Certains enfants, notamment ceux concernés par les troubles du spectre de l’autisme (TSA), ont une relation au monde qui se construit autrement. Le concept même d’imaginaire peut leur rester longtemps étranger, ou ne jamais être réellement intégré. Pour eux, les jeux symboliques, les histoires fantastiques, les personnages imaginaires n’ont pas toujours de sens. Ils peuvent même être source de confusion ou d’angoisse.
Ce que ces enfants comprennent, ce à quoi ils peuvent se relier, c’est le concret, l’observable, le répétable. Le monde réel est leur base de sécurité, leur point d’entrée dans les interactions. Quand on leur propose une activité ancrée dans le réel – verser de l’eau, trier des objets, observer une feuille qui tombe – on les rejoint là où ils sont. On leur permet d’apprendre, de s’épanouir, d’être eux-mêmes.
Respecter ce besoin de réel, ce n’est pas limiter l’enfant. C’est au contraire ouvrir un espace commun où chaque manière d’être au monde a sa place.

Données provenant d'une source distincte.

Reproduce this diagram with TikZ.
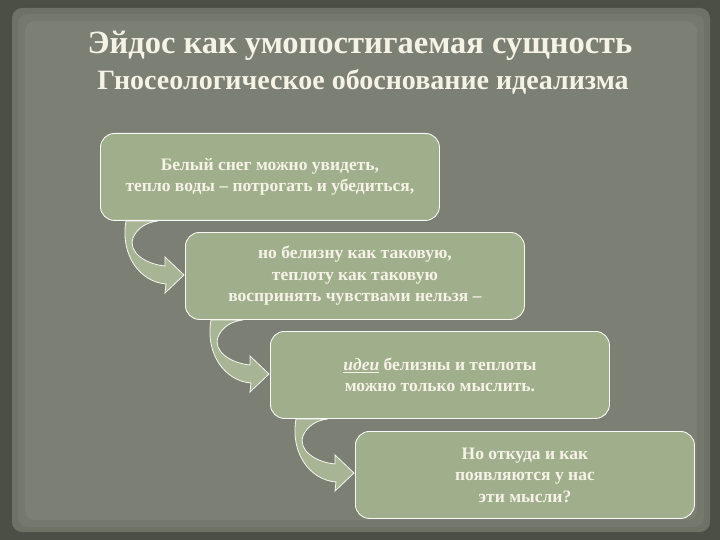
\documentclass[tikz,border=0pt]{standalone}
\usepackage{fontspec}
\setmainfont{Liberation Serif}
\usetikzlibrary{positioning}
\definecolor{frame}{HTML}{4B4F45}
\definecolor{paper}{HTML}{7C7F74}
\definecolor{boxfill}{HTML}{A0AF8B}
\definecolor{arrowfill}{HTML}{A7B594}
\definecolor{txt}{HTML}{F5F2E6}
\tikzset{
  stepbox/.style={draw=white!92!boxfill, line width=0.9pt, fill=boxfill, rounded corners=14pt,
    minimum width=339pt, minimum height=87pt, inner sep=0pt, anchor=north west,
    text=txt, font=\bfseries\fontsize{17.5}{21.5}\selectfont, align=center},
  bentarrow/.style={draw=white!90!boxfill, line width=0.8pt, fill=arrowfill},
}
\begin{document}
\begin{tikzpicture}[x=1pt,y=-1pt]
\useasboundingbox (0,0) rectangle (720,540);
\fill[frame] (0,0) rectangle (720,540);
\fill[paper!70!frame, rounded corners=10pt] (12,8) rectangle (710,532);
\fill[paper!85!frame, rounded corners=10pt] (18,14) rectangle (704,527);
\fill[paper, rounded corners=10pt] (25,21) rectangle (697,520);
% titles
\node[text=txt, font=\bfseries\fontsize{32.5}{36}\selectfont] (t1) at (360,46) {Эйдос как умопостигаемая сущность};
\node[text=txt, font=\bfseries\fontsize{28}{32}\selectfont] (t2) at (363,82) {Гносеологическое обоснование идеализма};
% arrows
\foreach \dx/\dy in {0/0, 85/99, 170/198} {
  \begin{scope}[shift={(\dx,\dy)}]
    \path[bentarrow] (126,221) .. controls (120,255) and (140,282) .. (166,284)
      -- (165,293) -- (184,275) -- (165,257) -- (165,266)
      .. controls (145,264) and (128,252) .. (133,238)
      .. controls (137,228) and (147,222) .. (158,221) -- cycle;
  \end{scope}
}
% boxes
\node[stepbox] (b1) at (100,133) {Белый снег можно увидеть,\\тепло воды – потрогать и убедиться,};
\node[stepbox] (b2) at (185,232) {но белизну как таковую,\\теплоту как таковую\\воспринять чувствами нельзя –};
\node[stepbox] (b3) at (270,331) {\underline{\itshape идеи} белизны и теплоты\\можно только мыслить.};
\node[stepbox] (b4) at (355,431) {Но откуда и как\\появляются у нас\\эти мысли?};
\end{tikzpicture}
\end{document}
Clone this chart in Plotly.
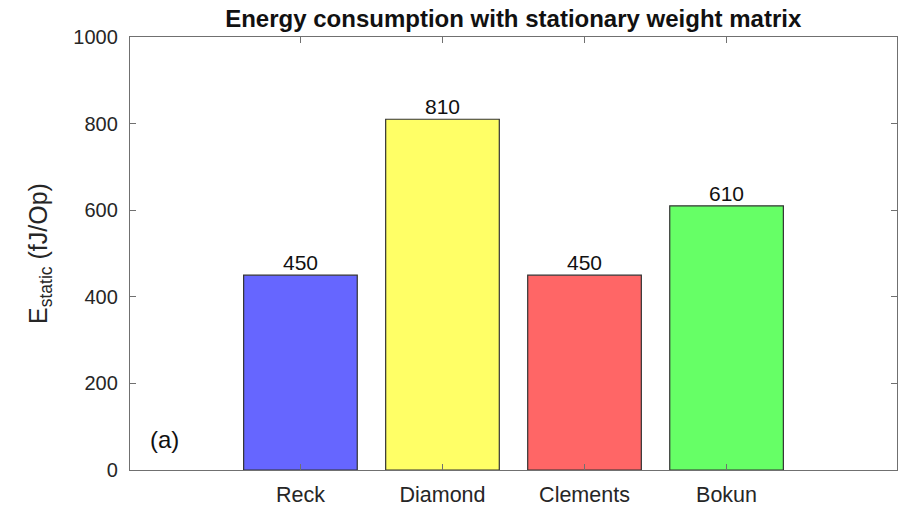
import plotly.graph_objects as go

# Static energy per operation for each mesh architecture
categories = ["Reck", "Diamond", "Clements", "Bokun"]
energy = [450, 810, 450, 610]
bar_colors = ["#6666FF", "#FFFF66", "#FF6666", "#66FF66"]
y_ticks = [0, 200, 400, 600, 800, 1000]

positions = list(range(1, len(categories) + 1))
FONT = "Liberation Sans, Arial, sans-serif"
INK = "#262626"
AXIS = "#707070"

fig = go.Figure()
fig.add_trace(go.Bar(
    x=positions,
    y=energy,
    width=0.8,
    marker=dict(color=bar_colors, line=dict(color="#333333", width=1.2)),
    showlegend=False,
))

# Value labels sitting on top of each bar
for xp, val in zip(positions, energy):
    fig.add_annotation(
        x=xp, y=val, text=str(val), showarrow=False,
        xanchor="center", yanchor="bottom", yshift=-1,
        font=dict(family=FONT, size=21, color="#111111"),
    )

# Panel tag
fig.add_annotation(
    x=0.04, y=70, text="(a)", showarrow=False,
    xanchor="center", yanchor="middle",
    font=dict(family=FONT, size=24, color="#111111"),
)

axis_common = dict(
    showline=True, linecolor=AXIS, linewidth=1.3, mirror="ticks",
    ticks="inside", ticklen=6, tickwidth=1.2, tickcolor=AXIS,
    showgrid=False, zeroline=False, automargin=False,
)

fig.update_layout(
    width=910, height=508,
    margin=dict(l=130, r=13, t=37, b=38),
    paper_bgcolor="white", plot_bgcolor="white",
    title=dict(
        text="<b>Energy consumption with stationary weight matrix</b>",
        x=0.564, xanchor="center", y=0.963, yanchor="middle",
        font=dict(family=FONT, size=24, color="#111111"),
    ),
    xaxis=dict(
        range=[-0.2, 5.2], tickvals=positions, ticktext=categories,
        ticklabelstandoff=5,
        tickfont=dict(family=FONT, size=21.5, color=INK),
        **axis_common,
    ),
    yaxis=dict(
        range=[0, 1000], tickvals=y_ticks,
        ticklabelstandoff=7,
        tickfont=dict(family=FONT, size=20, color=INK),
        title=dict(text="E<sub>static</sub> (fJ/Op)", standoff=18,
                   font=dict(family=FONT, size=25, color=INK)),
        **axis_common,
    ),
    bargap=0.2,
)

fig.write_html("out.html")
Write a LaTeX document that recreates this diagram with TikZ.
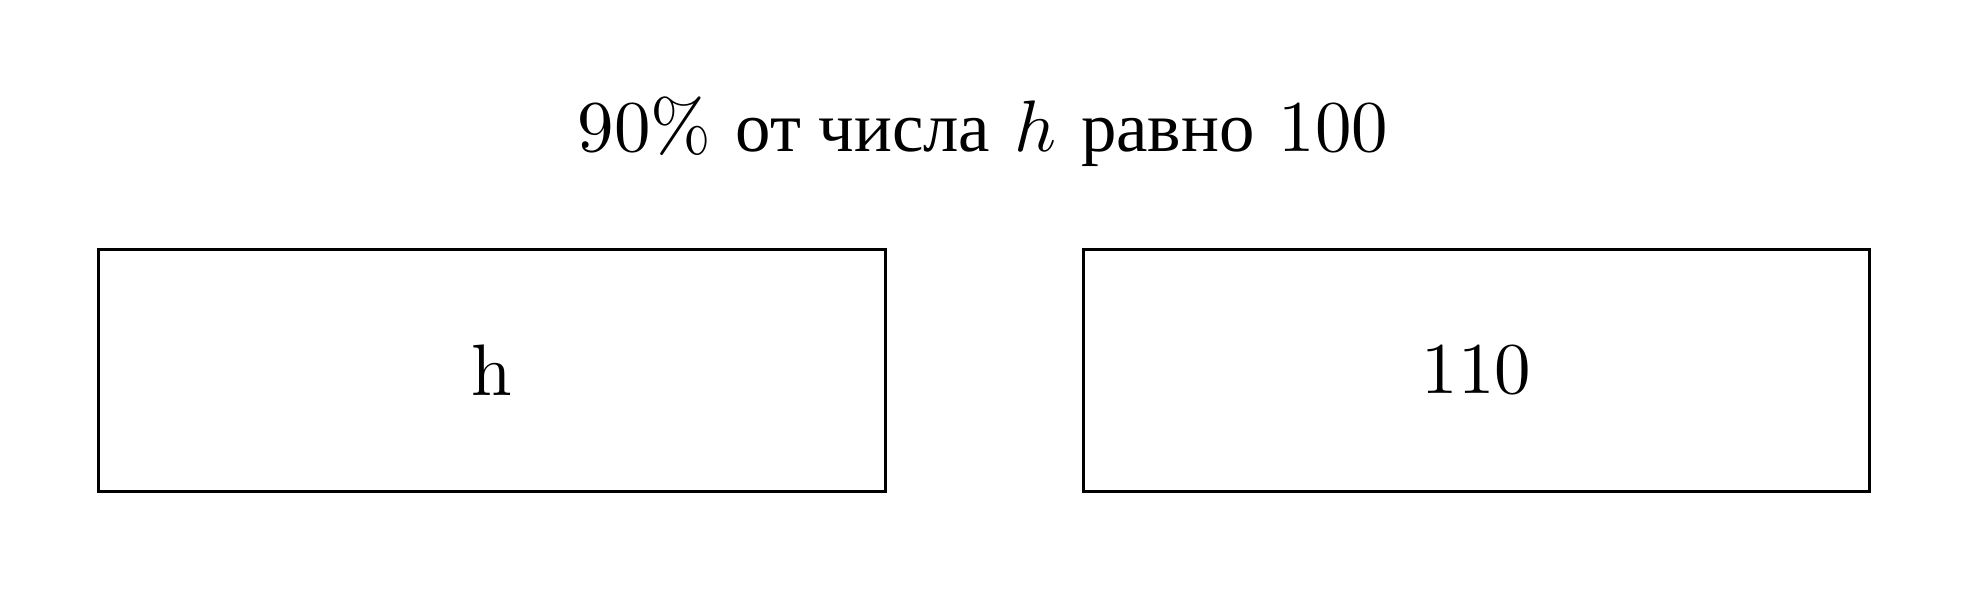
\documentclass[tikz,border=0pt]{standalone}
\usepackage{fontspec}
\newfontfamily\cyrfont{Liberation Serif}[Scale=0.97]
\begin{document}
\begin{tikzpicture}[x=0.01cm,y=-0.01cm,
  valbox/.style={draw=black,line width=0.85pt,minimum width=7.86cm,minimum height=2.41cm,inner sep=0pt},
  lbl/.style={font=\normalsize,inner sep=0pt,scale=2.074}]
\useasboundingbox (0,0) rectangle (1969,592);
\node[lbl,anchor=base] (title) at (983,152) {90\% {\cyrfont от числа} $h$ {\cyrfont равно} 100};
\node[valbox] (leftbox) at (492,370.5) {};
\node[valbox] (rightbox) at (1476.5,370.5) {};
\node[lbl] (lefttext) at (leftbox.center) {h};
\node[lbl] (righttext) at (rightbox.center) {110};
\end{tikzpicture}
\end{document}
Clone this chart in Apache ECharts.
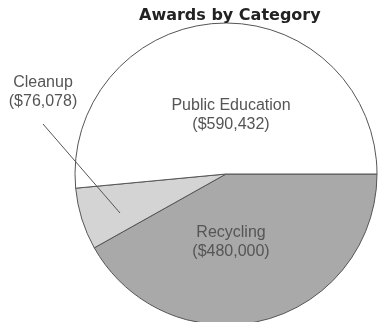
<!DOCTYPE html>
<html>
<head>
<meta charset="utf-8">
<script src="https://cdn.jsdelivr.net/npm/echarts@6/dist/echarts.min.js"></script>
<style>
  html, body { margin: 0; padding: 0; background: #fff; }
  #main { width: 382px; height: 322px; }
</style>
</head>
<body>
<div id="main"></div>
<script>
// data
var categories = ["Recycling", "Cleanup", "Public Education"];
var awards = [480000, 76078, 590432];
var sliceColors = ["#a9a9a9", "#d4d4d4", "#ffffff"];

// where each label sits (label centre); the small slice gets a leader line
var labelSpots = {
  "Recycling": [231, 242],
  "Cleanup": [43, 92],
  "Public Education": [231, 115]
};
var outsideLabel = "Cleanup";

function money(v) {
  return "($" + v.toLocaleString("en-US") + ")";
}

var myChart = echarts.init(document.getElementById("main"));

var labelFont = {
  fontFamily: "Liberation Sans",
  fontSize: 16,
  lineHeight: 19,
  color: "#555",
  overflow: "none",
  formatter: function (p) {
    return p.name + "\n" + money(p.value);
  }
};

function placeLabel(params) {
  var spot = labelSpots[categories[params.dataIndex]];
  var out = { x: spot[0], y: spot[1], align: "center", verticalAlign: "middle" };
  if (categories[params.dataIndex] === outsideLabel) {
    out.labelLinePoints = [[120, 213], [43, 124], [43, 124]];
  }
  return out;
}

// filled slices with the two inside labels
var mainData = categories.map(function (name, i) {
  return {
    name: name,
    value: awards[i],
    itemStyle: { color: sliceColors[i] },
    label: { show: name !== outsideLabel }
  };
});

// same slices, invisible, drawn on top only to carry the outside label and its line
var overlayData = categories.map(function (name, i) {
  return {
    name: name,
    value: awards[i],
    label: { show: name === outsideLabel },
    labelLine: { show: name === outsideLabel }
  };
});

var pieBase = {
  type: "pie",
  center: [226, 174],
  radius: 151,
  startAngle: 0,
  clockwise: true,
  emphasis: { disabled: true },
  labelLayout: placeLabel
};

var option = {
  animation: false,
  title: {
    text: "Awards by Category",
    left: 134,
    top: 3,
    textStyle: {
      fontFamily: "DejaVu Sans",
      fontWeight: "bold",
      fontSize: 16,
      color: "#222"
    }
  },
  series: [
    Object.assign({}, pieBase, {
      z: 2,
      data: mainData,
      itemStyle: { borderColor: "#555", borderWidth: 1 },
      label: Object.assign({ position: "inside" }, labelFont),
      labelLine: { show: false }
    }),
    Object.assign({}, pieBase, {
      z: 5,
      silent: true,
      data: overlayData,
      itemStyle: { color: "rgba(0,0,0,0)", borderWidth: 0 },
      label: Object.assign({ position: "outside" }, labelFont),
      labelLine: { lineStyle: { color: "#555", width: 1 } }
    })
  ]
};

myChart.setOption(option);
</script>
</body>
</html>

Et c’est aussi une manière d’inviter tous les enfants, sans exception, à construire leur monde intérieur à partir de bases solides.
En conclusion
Accompagner un jeune enfant, que ce soit à la maison, en crèche ou en tant qu’assistante maternelle, c’est lui offrir un cadre de vie où il peut explorer le réel à son rythme. C’est accueillir ses gestes, ses silences, ses découvertes minuscules qui sont en fait de grandes fondations.
Vouloir nourrir sa créativité uniquement par des histoires imaginaires sans lui avoir d’abord permis d’habiter pleinement le monde qui l’entoure, c’est comme lui proposer de raconter une histoire sans avoir de mots. Le réel est son premier vocabulaire. Il est la matière première de toute invention, de toute rêverie.
Offrir du réel au quotidien – manipuler l’eau, sentir la farine, suivre une fourmi, écouter le bruit de la pluie – c’est déjà éveiller l’imaginaire.
Un imaginaire qui ne s’évade pas pour fuir, mais qui s’enracine pour grandir.
Et c’est dans ce lien-là, tissé jour après jour dans les gestes simples, que naît la plus belle des créations : celle de devenir soi-même.